I just spent a couple of hours at the meeting of the West Coast Experiments group, a set of political scientists interested in using experiments.
One the speakers was talking about the need for “credible” or “honest” p-values. “This will be good”, I thought to myself…
What the speaker was alluding to are the current moves afoot in political science to help stamp out “fishing” for statistically significant results, including pre-registering research plans. The problem is that after you’ve looked at a data set multiple times, the p-values aren’t telling what you think they are. The problem – as some Bayesians would point out – is that a p-value isn’t ever what you’d like it to be, even when you’re looking at the data the 1st time…
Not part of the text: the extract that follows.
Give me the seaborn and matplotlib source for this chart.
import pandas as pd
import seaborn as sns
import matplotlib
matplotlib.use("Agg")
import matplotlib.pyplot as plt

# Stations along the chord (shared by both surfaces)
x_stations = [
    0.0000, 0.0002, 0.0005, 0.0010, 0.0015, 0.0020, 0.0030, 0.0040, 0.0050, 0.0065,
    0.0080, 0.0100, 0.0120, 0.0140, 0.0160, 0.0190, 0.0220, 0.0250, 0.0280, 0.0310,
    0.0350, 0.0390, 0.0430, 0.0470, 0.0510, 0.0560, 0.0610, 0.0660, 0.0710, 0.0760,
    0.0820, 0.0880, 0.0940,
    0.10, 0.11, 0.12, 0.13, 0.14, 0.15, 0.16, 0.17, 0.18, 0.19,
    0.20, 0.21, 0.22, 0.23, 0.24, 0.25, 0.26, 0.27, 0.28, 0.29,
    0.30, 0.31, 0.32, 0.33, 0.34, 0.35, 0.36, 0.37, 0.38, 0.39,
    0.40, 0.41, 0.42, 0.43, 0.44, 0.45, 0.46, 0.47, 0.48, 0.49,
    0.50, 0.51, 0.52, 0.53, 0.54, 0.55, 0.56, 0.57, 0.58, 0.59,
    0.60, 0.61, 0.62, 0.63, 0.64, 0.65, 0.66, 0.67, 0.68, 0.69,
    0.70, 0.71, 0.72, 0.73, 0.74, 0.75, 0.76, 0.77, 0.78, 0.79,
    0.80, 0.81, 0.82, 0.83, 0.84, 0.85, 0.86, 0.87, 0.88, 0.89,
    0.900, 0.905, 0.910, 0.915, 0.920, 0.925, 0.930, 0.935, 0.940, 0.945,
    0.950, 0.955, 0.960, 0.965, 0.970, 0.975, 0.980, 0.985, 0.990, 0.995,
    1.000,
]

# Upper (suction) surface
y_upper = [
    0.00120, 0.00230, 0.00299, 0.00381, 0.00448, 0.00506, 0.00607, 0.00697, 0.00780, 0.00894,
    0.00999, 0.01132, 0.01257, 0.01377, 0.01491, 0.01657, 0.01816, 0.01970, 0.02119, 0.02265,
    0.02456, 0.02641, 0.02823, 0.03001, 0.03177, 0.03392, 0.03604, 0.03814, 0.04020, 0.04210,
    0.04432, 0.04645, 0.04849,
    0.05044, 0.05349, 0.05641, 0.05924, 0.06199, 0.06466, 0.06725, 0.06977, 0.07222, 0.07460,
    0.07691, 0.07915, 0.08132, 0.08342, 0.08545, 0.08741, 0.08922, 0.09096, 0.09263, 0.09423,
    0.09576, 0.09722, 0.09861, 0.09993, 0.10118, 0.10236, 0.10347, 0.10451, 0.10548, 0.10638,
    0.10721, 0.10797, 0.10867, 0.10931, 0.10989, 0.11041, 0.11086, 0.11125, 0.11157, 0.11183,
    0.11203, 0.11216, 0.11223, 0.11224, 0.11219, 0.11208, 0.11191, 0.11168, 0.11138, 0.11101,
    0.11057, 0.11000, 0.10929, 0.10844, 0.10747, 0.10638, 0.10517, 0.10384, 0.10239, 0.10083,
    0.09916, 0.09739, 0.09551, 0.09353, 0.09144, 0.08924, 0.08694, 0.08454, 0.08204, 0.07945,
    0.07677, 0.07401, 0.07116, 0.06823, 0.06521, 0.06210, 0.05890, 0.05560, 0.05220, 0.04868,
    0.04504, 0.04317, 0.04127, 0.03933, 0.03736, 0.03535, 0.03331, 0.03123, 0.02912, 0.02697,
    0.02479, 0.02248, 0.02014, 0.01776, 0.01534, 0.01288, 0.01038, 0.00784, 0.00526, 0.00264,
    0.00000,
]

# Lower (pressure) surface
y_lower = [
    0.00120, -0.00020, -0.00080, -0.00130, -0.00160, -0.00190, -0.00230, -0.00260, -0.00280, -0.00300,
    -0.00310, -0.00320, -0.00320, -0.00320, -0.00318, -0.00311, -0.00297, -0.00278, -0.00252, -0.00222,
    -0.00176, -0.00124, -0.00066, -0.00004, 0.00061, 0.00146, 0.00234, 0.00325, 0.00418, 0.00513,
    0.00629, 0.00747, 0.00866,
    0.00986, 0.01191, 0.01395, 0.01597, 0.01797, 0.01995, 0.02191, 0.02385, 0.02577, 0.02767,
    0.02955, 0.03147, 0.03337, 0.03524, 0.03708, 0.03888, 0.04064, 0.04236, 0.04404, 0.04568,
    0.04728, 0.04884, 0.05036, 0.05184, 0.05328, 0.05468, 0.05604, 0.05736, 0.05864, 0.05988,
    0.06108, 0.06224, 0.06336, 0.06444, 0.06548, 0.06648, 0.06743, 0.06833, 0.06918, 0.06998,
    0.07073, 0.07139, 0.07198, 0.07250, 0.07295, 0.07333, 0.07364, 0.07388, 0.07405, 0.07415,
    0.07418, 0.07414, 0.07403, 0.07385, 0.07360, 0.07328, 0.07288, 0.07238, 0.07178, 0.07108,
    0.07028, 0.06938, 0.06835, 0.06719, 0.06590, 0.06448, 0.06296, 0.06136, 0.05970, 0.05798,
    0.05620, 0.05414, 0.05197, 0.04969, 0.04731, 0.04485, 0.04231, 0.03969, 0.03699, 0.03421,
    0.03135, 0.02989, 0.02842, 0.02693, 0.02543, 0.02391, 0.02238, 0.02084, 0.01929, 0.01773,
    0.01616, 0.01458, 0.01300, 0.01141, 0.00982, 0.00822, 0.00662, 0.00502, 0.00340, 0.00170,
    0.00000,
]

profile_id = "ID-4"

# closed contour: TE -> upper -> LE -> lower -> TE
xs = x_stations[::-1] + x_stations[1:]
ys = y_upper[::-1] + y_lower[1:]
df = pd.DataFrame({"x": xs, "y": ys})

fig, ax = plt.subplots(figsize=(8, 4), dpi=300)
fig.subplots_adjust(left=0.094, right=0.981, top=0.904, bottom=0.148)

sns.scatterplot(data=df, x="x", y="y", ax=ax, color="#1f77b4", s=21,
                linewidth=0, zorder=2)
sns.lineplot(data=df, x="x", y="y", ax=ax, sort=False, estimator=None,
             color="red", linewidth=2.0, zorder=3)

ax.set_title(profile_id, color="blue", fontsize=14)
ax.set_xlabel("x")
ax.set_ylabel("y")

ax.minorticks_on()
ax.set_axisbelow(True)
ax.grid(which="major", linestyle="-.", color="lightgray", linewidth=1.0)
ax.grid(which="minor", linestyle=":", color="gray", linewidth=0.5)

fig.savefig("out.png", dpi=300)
From the Bayesian perspective, all this stuff is kind of ridiculously overblown, a consequence of an unthinking acceptance of \(p < .05\) as a model for scientific decision-making, point null hypothesis testing, the whole box and dice. That is worth a separate post one day.
For now, I'll remark that pre-registration of research plans is a bit like eliciting very crude priors: i.e., enumerating things to be looked at in the analysis, because the effects aren't thought to be zero; enumerating things that won't be looked at, because prior beliefs over the effects are concentrated close to zero.
The best moment of Bayesian irony was when the speaker emphasized that the need for honest p-values is especially pressing in situations where the experiment is expensive or intrusive and therefore unlikely to be run very often. This was just awesome, when you think what about a p-value is supposed to measure.
More generally, its been very interesting to bring a Bayesian perspective to my teaching about experimental design and analysis, or to a meeting like the one I was at today.
To begin with, try this on: the role of randomization in Bayesian inference. At least as a formal matter, randomization plays no formal role in the Bayesian analysis of a data from an experiment, or any other data for that matter. This sounds so odd to non-Bayesians at first, particularly people who are doing a lot of experiments. But recall that repeated sampling properties like unbiasedness just aren’t the 1st or 2nd or even 3rd thing you consider in the Bayesian approach.
So just is the value of randomization to a Bayesian? Surely not zero, right? Don Rubin has written a little on this; Rubin’s point – that randomization limits the sensitivity of a Bayesian analysis to modeling assumptions – is a stronger conclusion than it first sounds, and one more of the more helpful things I’ve come across on the topic. I also found this note by J. Ghosh, a very concise and accessible summary of the issues too, summarizing some of the Bayesian thinking on the matter (Savage, Kadane, Berry etc). But my sense is that there’s not a lot out there on this. There is actually more writing on this in the literature putting model-based inference up against design-based inference in the sampling literature, which is essentially a parallel debate.
So, vast chunks of the (overwhelmingly classical/frequentist) literature on the analysis of experiments can seem very odd to a Bayesian. Randomization inference, or permutation tests. Re-randomization of assignment status if one detects imbalance. Virtually all Bayesians take the Likelihood Principle seriously, but so much of the work on experiments seems to violate it. It is also pretty obvious that experimenters are also carrying around prior information and using it: balance checks would seem to be guided by prior expectations as to likely confounders, no? Just in the same way that post-stratification weighting for non-response in a survey setting seems to be guided by an (implicit, and rather simplistic) model of response/non-response.
There is a lot to work through. Above all, it is important to keep in mind what is relevant for the applied scientist, what is more esoteric, and where Bayesian ideas can be of real practical use (e.g., Andy Gelman et al on hierarchical models for multiple comparison problems, or in the analysis of blocked or clustered designs, etc).
For now, I’m blessed to have colleagues like Persi Diaconis, Guido Imbens and Doug Rivers, who indulge (or encourage) my thinking out loud on these matters.